Boxing and bikies have gone hand in glove for a long time but with the sport on the verge of a revolution here, there will be no place in it for insignia-clad henchmen to incite action outside the ring.

The sweet science has suffered an image problem in the past decade but the local scene is in prime position to capitalise on interest generated by Anthony Mundine and Danny Green to reach new and far-reaching audiences through free-to-air coverage.

Pugilistic types are calling it a return to the good old days, before the advent of pay television, when free-to-air channels beamed the sport to viewers who embraced it as enthusiastically as today's Friday night football.

But Ten's One HD channel has adopted a wait-and-see approach before committing full-time to boxing. They've signed four shows for Thursdays in July starting from the 9th, but any sign of crowd trouble could jeopardise the entire deal.

"We will evaluate it when the four fight nights are over," a Ten spokesman said."Boxing is certainly a franchise we hope to have a continuing association with, but, like all of our sports, it must give an appropriate return to the network.

"For true boxing fans, the last thing they would want to see is [crowd violence]. We trust the people we're working with to ensure that doesn't happen."

Promoter Fidel Tukel has started the ball rolling by banning gang colours in the audience. "We will have the strongest security possible, colours won't be allowed, there will be dress restrictions, and we will be very strict on levels of intoxication - people will get one warning only," Tukel said.

"We've all been to the football and see fights happen every week, but in boxing, we can't afford to have one fight."

The Ten spokesman said organisers had gone as far as to research the fighters appearing on the cards and the entourages they bring with them.

In the last three years, boxing and mixed-fighting shows in Australia have resulted in shootings, stabbings, and all-in brawls involving chairs and bottles - including brawls between fans and fighters. "We looked at fighters and those people they brought in with them," the Ten spokesman said.

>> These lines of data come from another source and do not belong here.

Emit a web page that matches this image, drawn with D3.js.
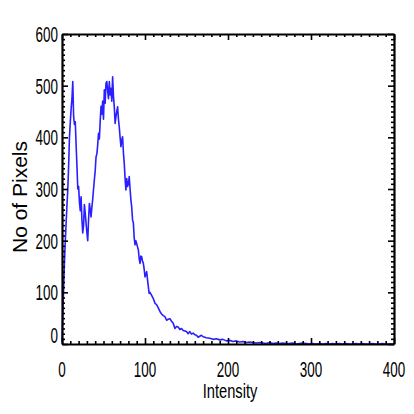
<!DOCTYPE html>
<html>
<head>
<meta charset="utf-8">
<script src="https://cdn.jsdelivr.net/npm/d3@7"></script>
<style>
  body { margin: 0; background: #fff; }
  svg { display: block; }
</style>
</head>
<body>
<script>
const W = 414, H = 414
const margin = { top: 34, right: 20, bottom: 70, left: 62 }
    , width = W - margin.left - margin.right
    , height = H - margin.top - margin.bottom

// intensity bins and pixel counts
const intensity = [
    0, 1, 2, 3, 4, 5, 6, 7, 8, 9, 10, 11, 12, 13, 14, 15, 16, 17, 18, 19,
    20, 21, 22, 23, 24, 25, 26, 27, 28, 29, 30, 31, 32, 33, 34, 35, 36, 37, 38, 39,
    40, 41, 42, 43, 44, 45, 46, 47, 48, 49, 50, 51, 52, 53, 54, 55, 56, 57, 58, 59,
    60, 61, 62, 63, 64, 65, 66, 67, 68, 69, 70, 71, 72, 73, 74, 75, 76, 77, 78, 79,
    80, 81, 82, 83, 84, 85, 86, 87, 88, 89, 90, 91, 92, 93, 94, 95, 96, 97, 98, 99,
    100, 101, 102, 103, 104, 105, 106, 108, 110, 112, 114, 116, 118, 120, 122, 124,
    126, 128, 130, 132, 134, 136, 138, 140, 142, 144, 146, 148, 150, 152, 154, 156,
    158, 160, 162, 164, 166, 168, 170, 174, 178, 182, 186, 190, 194, 198, 202, 206,
    210, 214, 218, 222, 226, 230, 234, 238, 242, 246, 250, 254, 258, 262, 266, 270,
    274, 278, 282, 286, 290, 294, 298, 302, 306, 310, 314, 318, 322, 326, 330, 334,
    338, 342, 346, 350, 354, 358, 362, 366, 370, 374, 378, 382, 386, 390, 394, 398, 400
]
const pixels = [
    5, 60, 110, 160, 200, 235, 270, 300, 345, 400, 430, 455, 475, 508, 440, 425, 430, 385, 345, 300,
    305, 275, 258, 285, 240, 215, 230, 270, 253, 234, 215, 200, 240, 272, 260, 246, 265, 280, 300, 318,
    335, 362, 368, 385, 408, 397, 430, 460, 445, 470, 435, 492, 466, 505, 508, 490, 475, 508, 482, 495,
    470, 517, 480, 459, 427, 440, 450, 459, 435, 420, 400, 382, 395, 401, 370, 350, 320, 298, 320, 305,
    310, 324, 300, 279, 265, 240, 234, 205, 192, 200, 194, 188, 182, 165, 156, 170, 169, 160, 156, 145,
    130, 135, 140, 125, 111, 98, 100, 94, 88, 79, 76, 70, 63, 58, 55, 53,
    46, 48, 49, 44, 40, 30, 34, 33, 28, 30, 26, 25, 24, 20, 24, 19,
    21, 18, 17, 13, 15, 17, 14, 12, 11, 9, 10, 8, 9, 6, 7, 5,
    6, 4, 5, 3, 4, 3, 2, 3, 2, 1, 3, 1, 2, 1, 2, 1,
    1, 2, 0, 1, 2, 1, 0, 1, 0, 1, 0, 1, 0, 1, 0, 1,
    0, 1, 0, 0, 1, 0, 1, 0, 0, 1, 0, 0, 1, 0, 0, 0, 0
]
const xTicks = [0, 100, 200, 300, 400]
const yTicks = [0, 100, 200, 300, 400, 500, 600]

const data = intensity.map((v, i) => ({ x: v, y: pixels[i] }))

const svg = d3.select('body').append('svg')
    .attr('width', W)
    .attr('height', H)

const xScale = d3.scaleLinear().domain([0, 400]).range([margin.left, margin.left + width])
const yScale = d3.scaleLinear().domain([0, 600]).range([margin.top + height, margin.top])

const xMinor = d3.range(0, 401, 10).filter(v => v % 100 != 0)
const yMinor = d3.range(0, 601, 10).filter(v => v % 100 != 0)

// the data line
svg.append('path')
    .datum(data)
    .attr('d', d3.line().x(d => xScale(d.x)).y(d => yScale(d.y)))
    .attr('fill', 'none')
    .attr('stroke', '#2a1fff')
    .attr('stroke-width', 1.6)
    .attr('stroke-linejoin', 'round')

// axes on all four sides, ticks pointing inward
const axes = [
    { gen: d3.axisBottom, scale: xScale, y: margin.top + height, x: 0, major: xTicks, minor: xMinor },
    { gen: d3.axisTop, scale: xScale, y: margin.top, x: 0, major: xTicks, minor: xMinor },
    { gen: d3.axisLeft, scale: yScale, y: 0, x: margin.left, major: yTicks, minor: yMinor },
    { gen: d3.axisRight, scale: yScale, y: 0, x: margin.left + width, major: yTicks, minor: yMinor }
]

axes.forEach(a => {
    svg.append('g')
        .attr('transform', 'translate(' + a.x + ',' + a.y + ')')
        .call(a.gen(a.scale).tickValues(a.minor).tickSizeInner(-3).tickSizeOuter(0).tickFormat(''))
        .call(g => g.select('.domain').remove())
        .call(g => g.selectAll('line').attr('stroke', '#000').attr('stroke-width', 1.6))
    svg.append('g')
        .attr('transform', 'translate(' + a.x + ',' + a.y + ')')
        .call(a.gen(a.scale).tickValues(a.major).tickSizeInner(-6).tickSizeOuter(0).tickFormat(''))
        .call(g => g.select('.domain').attr('stroke', '#000').attr('stroke-width', 2.2))
        .call(g => g.selectAll('line').attr('stroke', '#000').attr('stroke-width', 1.6))
})

// tick labels (narrow, like the original)
svg.selectAll('.xlab').data(xTicks)
    .enter()
    .append('text')
    .attr('transform', d => 'translate(' + xScale(d) + ',' + 377 + ')scale(0.61,1)')
    .attr('text-anchor', 'middle')
    .style('font-family', 'Liberation Sans, Arial, sans-serif')
    .style('font-size', '22px')
    .text(d => d)

svg.selectAll('.ylab').data(yTicks)
    .enter()
    .append('text')
    .attr('transform', d => 'translate(' + 58 + ',' + (Math.min(yScale(d), margin.top + height - 9) + 8) + ')scale(0.61,1)')
    .attr('text-anchor', 'end')
    .style('font-family', 'Liberation Sans, Arial, sans-serif')
    .style('font-size', '22px')
    .text(d => d)

// axis titles
svg.append('text')
    .attr('text-anchor', 'middle')
    .attr('transform', 'translate(' + 230 + ',' + 398 + ')scale(0.7,1)')
    .style('font-family', 'Liberation Sans, Arial, sans-serif')
    .style('font-size', '21px')
    .text('Intensity')

svg.append('text')
    .attr('text-anchor', 'middle')
    .attr('transform', 'translate(' + 27 + ',' + 197 + ')rotate(-90)')
    .style('font-family', 'Liberation Sans, Arial, sans-serif')
    .style('font-size', '21px')
    .text('No of Pixels')
</script>
</body>
</html>
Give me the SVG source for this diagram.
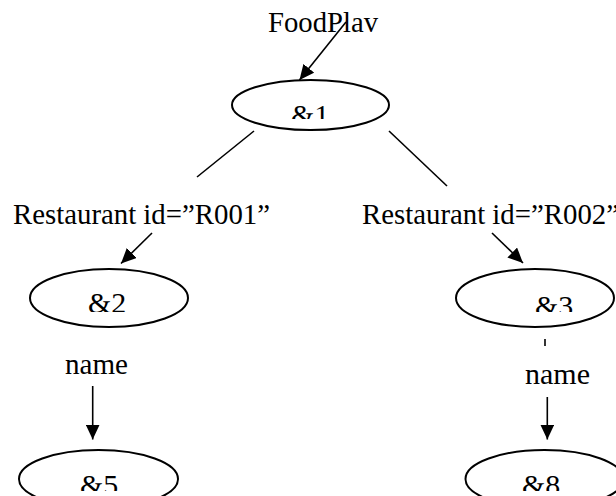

Tukel said Ten yesterday agreed to four to six more shows regardless of the performance of July's shows. But planning has hit several hurdles, with fighters pulling out.

Solomon Haumono, who was to have fought a rematch with Colin Wilson on July 23, has withdrawn. A show scheduled for Melbourne on July 30 featuring Sam Soliman has been changed and will now be staged in Campsie, headlined by Sakio Bika.

The first show features former world champion Billy Dib, one of the fastest rising stars in Australia. Dib (22-1) clashes with Japanese tough guy Kenichi Yamaguchi (15-1) for the WBO Asia Pacific featherweight belt at Luna Park.

As exciting will be the two lead-up fights in the cruiserweight division; Dominic Vea (10-1) v Anthony McCracken (10-2), and Daniel Ammann (15-2) v Jamie Withers (11-0). Rarely are there such competitive support bouts to a main event in Australian shows, and it's difficult to pick a winner in either contest.

"We don't really have any set expectations of what will come after this," the Ten spokesman said. "It is certainly not the be-all and end-all of our association with boxing."

Ten indicated that even if ratings were poor, Australian promotions were unlikely to be dumped altogether for US bouts.

Tukel believes the free-to-air deal will breathe new life into boxing. "People are saying, 'We've heard it all before', but this is exactly how it started in Germany seven or eight years ago. They put it on free-to-air and now it's among their top-rating shows."

But in a sport built on feuds, Tukel can expect a backlash from Fox Sports, who regularly run live boxing shows and will see this new venture as direct competition.

Muddying the waters, fighters signed to Fox Sports are given pathways to feature on MainEvent, the pay-per-view arm of Foxtel, which could lead to demands of allegiance.

Tukel said: "It is a dwindling sport and we have to work together to make this happen."

Getting bikies to ditch their jackets is one thing, but what has never gone hand in glove is boxing and unity.